HEALTH CARE Agency considers changes
Retired public employees would help pay for health insurance, it's proposed.
By NORMAN LEIGH
VINDICATOR EDUCATION WRITER
YOUNGSTOWN -- Mounting health-care costs and scores of aging baby boomers leaving the work force are prompting a state agency to consider altering the health-care plan for retired public employees.
Former municipal and county workers throughout the state will be among those affected by proposed changes that would include requiring some retirees to pay a share of health-care insurance premiums, something they don't do now.
"Our goal is to preserve our health-care trust fund so that it can help subsidize benefits in the future," said Laurie Fiori Hacking, executive director of the Ohio Public Employees Retirement System.
Fiori Hacking met Tuesday with The Vindicator to explain the proposed changes, which will be presented to retirees throughout the state.
Presentations will be made July 29 in Youngstown. Retirees must register to attend by calling (800) 222-7377.
Threats to system
Fiori Hacking said the agency is worried about threats to the system's $11 billion health-care trust fund.
The fund is supplied through public employer contributions and through investments.
It's imperiled by higher health-care costs and upswings in the number of public employees retiring younger and living longer, Fiori Hacking said.
The average age of a public employee retiree is about 59.
About 140,000 retirees and beneficiaries receive health-care benefits from the fund. In the next 20 years, that number is expected to build to about 280,000.
About $907 million was spent in 2003 by Ohio PERS to provide retiree health insurance, which costs about $7,500 a year for retirees younger than 65 and about $3,300 annually for retirees older than 65.
Changes
To preserve the health-care fund, the retirement system is proposing several changes, largely aimed at public employees who will be retiring after 2007 and future public employment hires.

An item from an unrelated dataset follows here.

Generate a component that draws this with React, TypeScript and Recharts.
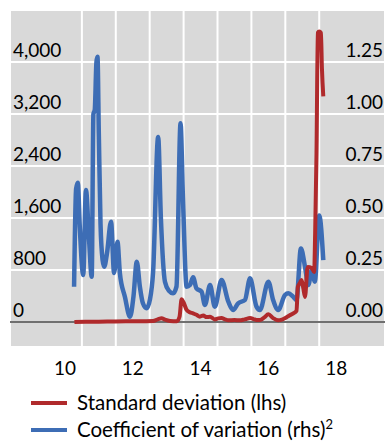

Those retiring after 2007 with 10 to 15 years of service will have to pay 100 percent of the annual health-care insurance cost. Post-2007 retirees with 15 years of service will pay half the annual cost. Those who retire with 30 years of service won't have to pay to be covered.
Also proposed is having public employees hired after January 2003 pay 75 percent of health-care insurance costs after they retire, providing they retire with at least 15 years of service.
Future hires who retire with 30 years of service won't have to help pay.
Other changes being weighed include increasing the contributions public employers must make for each employee.
Right now, they must contribute an amount equal to about 13.6 percent of their employees' pay, which goes toward pensions and retirement health insurance. The contribution would increase to 14 percent under the new proposal.